SENATE President Aquilino Pimentel III on Tuesday lauded President Rodrigo Duterte’s rejection of a plan by the Philippine National Police to retrain police officers involved in misconduct.
The President on Sunday said erring cops should remain “suspended all over,” adding putting them under retraining process would not make them better cops but rather “better scalawags.”
“This only shows President Duterte’s political will to cleanse the ranks of the PNP of hoodlum cops,” said Pimentel.
The PNP earlier revealed some 387 policemen had been recalled and reassigned inside Camp Crame to undergo disciplinary retraining.
Pimentel said that there was no place for rogue cops anywhere in the country and they should be sacked immediately once proven guilty of committing illicit activities.
Pimentel is the highest official to criticize the old PNP practice of reassigning erring policemen to Mindanao.
He said Mindanao region also deserved honest and disciplined law enforcers like the rest of the country.

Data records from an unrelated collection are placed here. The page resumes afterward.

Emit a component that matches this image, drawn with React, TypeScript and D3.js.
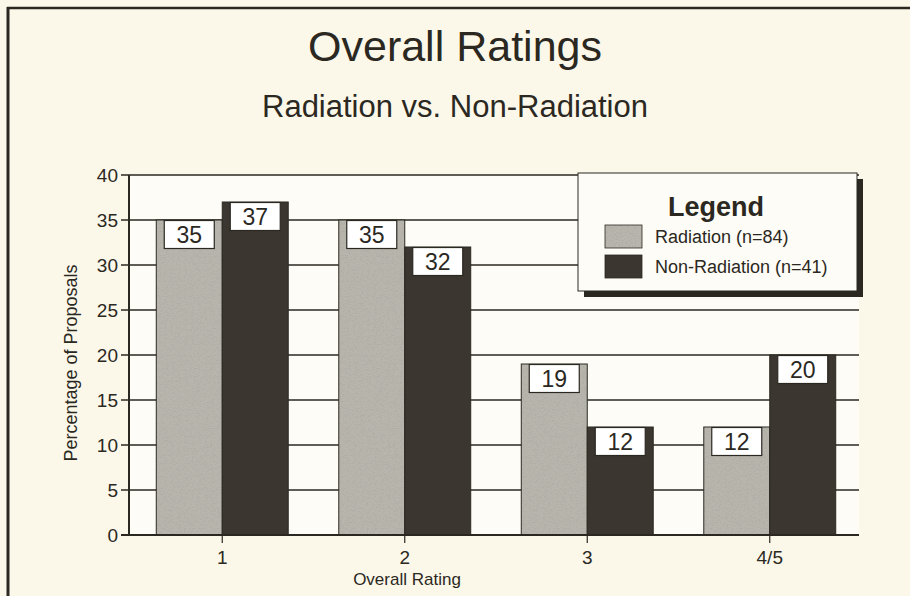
import { scaleBand, scaleLinear } from "d3";

const categories = ["1", "2", "3", "4/5"];
const seriesNames = ["Radiation (n=84)", "Non-Radiation (n=41)"];
const radiation = [35, 35, 19, 12];
const nonRadiation = [37, 32, 12, 20];
const yTickValues = [0, 5, 10, 15, 20, 25, 30, 35, 40];

const W = 910;
const H = 596;
const FONT = "'Liberation Sans', Arial, Helvetica, sans-serif";
const INK = "#2b2822";
const BG = "#fbf8ea";
const LIGHT = "#b8b5ac";
const DARK = "#3b362f";

export default function App() {
  const x0 = scaleBand<string>()
    .domain(categories)
    .range([131, 861])
    .paddingInner(0.277)
    .paddingOuter(0.1385);
  const x1 = scaleBand<string>()
    .domain(seriesNames)
    .range([0, x0.bandwidth()]);
  const y = scaleLinear().domain([0, 40]).range([535, 175]);

  const plotLeft = 129;
  const plotRight = 859;
  const values = [radiation, nonRadiation];
  const fills = ["url(#stipple)", DARK];

  return (
    <svg
      width={W}
      height={H}
      style={{ position: "absolute", left: 0, top: 0, background: BG }}
      fontFamily={FONT}
    >
      <defs>
        <filter id="grain" x="0" y="0" width="100%" height="100%">
          <feTurbulence type="fractalNoise" baseFrequency="0.85" numOctaves="2" seed="3" result="n" />
          <feColorMatrix
            in="n"
            type="matrix"
            values="0 0 0 0 0.42  0 0 0 0 0.41  0 0 0 0 0.38  6 0 0 0 -3.1"
            result="dots"
          />
          <feComposite in="dots" in2="SourceGraphic" operator="in" result="d2" />
          <feMerge>
            <feMergeNode in="SourceGraphic" />
            <feMergeNode in="d2" />
          </feMerge>
        </filter>
        <pattern id="stipple" width="910" height="596" patternUnits="userSpaceOnUse">
          <rect width="910" height="596" fill={LIGHT} filter="url(#grain)" />
        </pattern>
      </defs>

      {/* frame */}
      <line x1={7} y1={8} x2={W} y2={8} stroke={INK} strokeWidth={2.5} />
      <line x1={8} y1={7} x2={8} y2={H} stroke={INK} strokeWidth={3} />

      {/* titles */}
      <text x={455} y={61} textAnchor="middle" fontSize={43} fill={INK}>
        Overall Ratings
      </text>
      <text x={455} y={117} textAnchor="middle" fontSize={31} fill={INK}>
        Radiation vs. Non-Radiation
      </text>

      {/* plot area */}
      <rect x={plotLeft} y={y(40)} width={plotRight - plotLeft} height={y(0) - y(40)} fill="#fdfcf6" />

      {/* grid + y ticks */}
      {yTickValues.map((t) => (
        <g key={t}>
          <line x1={plotLeft - 8} x2={plotRight} y1={y(t)} y2={y(t)} stroke={INK} strokeWidth={1.4} />
          <text x={plotLeft - 11} y={y(t)} dy="0.36em" textAnchor="end" fontSize={19} fill={INK}>
            {t}
          </text>
        </g>
      ))}

      {/* bars */}
      {categories.map((c, i) => (
        <g key={c} transform={`translate(${x0(c)},0)`}>
          {seriesNames.map((s, j) => (
            <rect
              key={s}
              x={x1(s)}
              y={y(values[j][i])}
              width={x1.bandwidth()}
              height={y(0) - y(values[j][i])}
              fill={fills[j]}
              stroke={INK}
              strokeWidth={1}
            />
          ))}
        </g>
      ))}

      {/* value labels */}
      {categories.map((c, i) => (
        <g key={c} transform={`translate(${x0(c)},0)`}>
          {seriesNames.map((s, j) => {
            const cx = (x1(s) ?? 0) + x1.bandwidth() / 2;
            const top = y(values[j][i]);
            return (
              <g key={s}>
                <rect x={cx - 25} y={top + 0.5} width={50} height={28} fill="#ffffff" stroke={INK} strokeWidth={1.2} />
                <text x={cx} y={top + 23} textAnchor="middle" fontSize={23} fill={INK}>
                  {values[j][i]}
                </text>
              </g>
            );
          })}
        </g>
      ))}

      {/* axes */}
      <line x1={plotLeft} x2={plotLeft} y1={y(40)} y2={y(0) + 1} stroke={INK} strokeWidth={2} />
      <line x1={plotLeft - 8} x2={plotRight} y1={y(0)} y2={y(0)} stroke={INK} strokeWidth={2.2} />
      {categories.map((c) => {
        const cx = (x0(c) ?? 0) + x0.bandwidth() / 2;
        return (
          <g key={c}>
            <line x1={cx} x2={cx} y1={y(0)} y2={y(0) + 8} stroke={INK} strokeWidth={1.2} />
            <text x={cx} y={564} textAnchor="middle" fontSize={19} fill={INK}>
              {c}
            </text>
          </g>
        );
      })}

      {/* axis titles */}
      <text x={407} y={585} textAnchor="middle" fontSize={17} fill={INK}>
        Overall Rating
      </text>
      <text
        transform={`translate(77,${y(20) + 8}) rotate(-90)`}
        textAnchor="middle"
        fontSize={18}
        fill={INK}
      >
        Percentage of Proposals
      </text>

      {/* legend */}
      <rect x={584} y={179} width={279} height={118} fill={INK} />
      <rect x={578} y={173} width={279} height={118} fill="#fdfcf6" stroke={INK} strokeWidth={1} />
      <text x={716} y={216} textAnchor="middle" fontSize={27} fontWeight="bold" fill={INK}>
        Legend
      </text>
      {seriesNames.map((s, j) => (
        <g key={s} transform={`translate(605,${225 + j * 30})`}>
          <rect width={37} height={23} fill={fills[j]} stroke={INK} strokeWidth={0.8} />
          <text x={50} y={18} fontSize={18} fill={INK}>
            {s}
          </text>
        </g>
      ))}
    </svg>
  );
}
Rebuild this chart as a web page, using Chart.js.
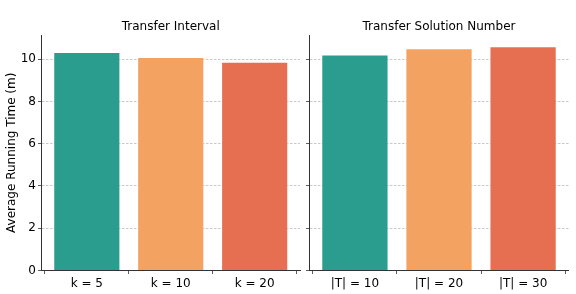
<!DOCTYPE html>
<html>
<head>
<meta charset="utf-8">
<script src="https://cdn.jsdelivr.net/npm/chart.js@4"></script>
<style>
  html, body { margin: 0; padding: 0; background: #fff; }
  #wrap { position: relative; width: 576px; height: 294px; }
  .panel { position: absolute; top: 0; height: 294px; }
  #p1 { left: 0; width: 303px; }
  #p2 { left: 303px; width: 273px; }
</style>
</head>
<body>
<div id="wrap">
  <div class="panel" id="p1"><canvas id="c1"></canvas></div>
  <div class="panel" id="p2"><canvas id="c2"></canvas></div>
</div>
<script>
// ---- data ----
const intervalLabels = ['k = 5', 'k = 10', 'k = 20'];
const intervalValues = [10.33, 10.10, 9.88];
const solutionLabels = ['|T| = 10', '|T| = 20', '|T| = 30'];
const solutionValues = [10.22, 10.51, 10.61];
const yTickValues = [0, 2, 4, 6, 8, 10];
const yMax = 11.14;
const barColors = ['#2a9d8f', '#f4a261', '#e76f51'];
const panelTitles = ['Transfer Interval', 'Transfer Solution Number'];
const yTitle = 'Average Running Time (m)';

Chart.defaults.font.family = "'DejaVu Sans', sans-serif";
Chart.defaults.font.size = 12;
Chart.defaults.color = '#000';
Chart.defaults.animation = false;

const gridGray = 'rgba(165,165,165,0.75)';
const spine = '#333';

function makeChart(canvasId, labels, values, title, isLeft) {
  const data = values.map((v, i) => ({ x: i, y: v }));
  return new Chart(document.getElementById(canvasId), {
    type: 'bar',
    data: {
      datasets: [{
        data: data,
        backgroundColor: barColors,
        borderColor: 'rgba(255,255,255,0.35)',
        borderWidth: 1,
        barPercentage: 0.8,
        categoryPercentage: 1.0
      }]
    },
    options: {
      responsive: true,
      maintainAspectRatio: false,
      layout: { padding: { left: 0, right: isLeft ? 3 : 7.5, top: 0, bottom: 0 } },
      plugins: {
        legend: { display: false },
        tooltip: { enabled: false },
        title: {
          display: true,
          text: title,
          fullSize: false,
          color: '#000',
          font: { size: 12, weight: 'normal' },
          padding: { top: 20, bottom: 0.6 }
        }
      },
      scales: {
        x: {
          type: 'linear',
          min: -0.54,
          max: 2.54,
          offset: false,
          afterBuildTicks: (s) => { s.ticks = labels.map((_, i) => ({ value: i })); },
          afterFit: (s) => { s.height = 23.5; },
          ticks: {
            callback: (v) => labels[v] !== undefined ? labels[v] : '',
            padding: 3,
            maxRotation: 0,
            autoSkip: false,
            color: '#000',
            font: { size: 12 }
          },
          grid: {
            display: true,
            drawOnChartArea: false,
            drawTicks: true,
            tickLength: 3.5,
            tickColor: spine,
            tickWidth: 0.8
          },
          border: { display: true, color: spine, width: 1 }
        },
        y: {
          min: 0,
          max: yMax,
          z: 1,
          afterBuildTicks: (s) => { s.ticks = yTickValues.map(v => ({ value: v })); },
          afterFit: (s) => { s.width = isLeft ? 41.5 : 6.5; },
          ticks: {
            display: isLeft,
            padding: 2,
            color: '#000',
            font: { size: 12 }
          },
          title: {
            display: isLeft,
            text: yTitle,
            color: '#000',
            font: { size: 12 },
            padding: { top: 5, bottom: 0 }
          },
          grid: {
            drawTicks: true,
            tickLength: 3.5,
            tickColor: spine,
            tickWidth: 0.8,
            lineWidth: 0.8,
            color: (ctx) => (ctx.tick && ctx.tick.value === 0) ? 'rgba(0,0,0,0)' : gridGray
          },
          border: { display: true, color: spine, width: 1, dash: [2.5, 1.5] }
        }
      }
    }
  });
}

makeChart('c1', intervalLabels, intervalValues, panelTitles[0], true);
makeChart('c2', solutionLabels, solutionValues, panelTitles[1], false);
</script>
</body>
</html>
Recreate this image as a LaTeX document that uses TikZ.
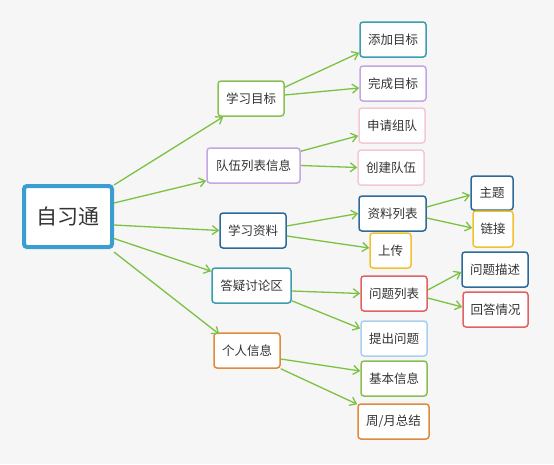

The Senate President said bad cops should go directly to jail if proven guilty rather than being redeployed in other areas, particularly in Mindanao.
This was supported by Senator Cynthia Villar who said pushups were punishments too light against policemen who committed the serious offense of betrayal of public trust.
“I can understand the frustration of our people hearing about police authorities masterminding kidnapping operations, extortion and summary executions. These are the people who vowed to serve and protect. If the police cannot be trusted, where will our people go?” Villar asked.
Villar said there was merit in the creation of a task force that would investigate and operate against erring cops, pending a formal document stating in detail the scope and composition of the task force.
PNP Chief Ronald Dela Rosa created the Counter-Intelligence Task Force led by Sr. Supt. Jose Chiquito Malayo to go after police officers involved in illegal activities.
It is composed of 100 police personnel from the PNP Special Action Force and the PNP Criminal Investigation and Detection Group.
“We should send a strong signal that these activities will never be condoned and that we will not let a handful destroy the whole of the police organization,” Villar said.
She welcomed the pronouncement of Duterte, saying policemen who use the anti-narcotics drive as a cover for illegal activities wwould be transferred to conflict areas in Mindanao.
“This is letting the public know the administration can also be harsh on police scalawags, not only on perpetrators of illegal drugs. And, certainly, being harsh is not only letting them do pushups,” she said.
To the proposal for scalawag cops from the National Capital Region Police to clear the Pasig River of water lilies, Villar said she would be willing to accept the water lilies as materials for the weaving enterprises of Las Pinas residents.
PNP mounted an internal cleansing drive after several police officers got involved in the kidnapping and killing of Korean businessman Jee Ick-joo.
Oppositicn lawmakers meanwhile urged the Duterte administratiin to take drastic actions against police scalawags and the issue of corruption in the PNP.
Rep. Teddy Baguilat, Jr. said the government’s firm resolve to address the crisis in the PNP would be “crucial” to the Duterte administration’s “survival.”
“Let us remember that the government’s anti-criminality campaign is the bread and.butter of the Duterte administration. That is where they get their high ratings,” Baguilat told a news conference.
“Because of the recent developments, suspension of war against drugs–and yet the response was only push-ups as sanctions–the police lost the public trust. So who is going to make this anti-criminality campaign successful?” he asked.
For his part, Caloocan Rep. Edgar Erice said the administration’s war on drugs emboldened “police criminals.”
Erice said the collateral damage caused by the government’s war on drugs was “irreversible” even as he called on the President to “rethink” the government’s approach.
“What President Duterte must to do now is to fix the mess in the police force. We should rethink (the) war on drugs,” Erice said.
For his part, Northern Samar Rep. Raul Daza laughed at Dela Rosa when the latter publicly ordered Angeles City policemen linked to robbery-extortion of three South Korean tourists to do push-ups.
Daza said the order even seemed to be a “reward.”
“Why punish police with push-ups when they violate the law?” Daza asked.
“Push-ups is a form of exercise for physical fitness. This is as if rewarding them with pushups to make them physically fit,” Daza said.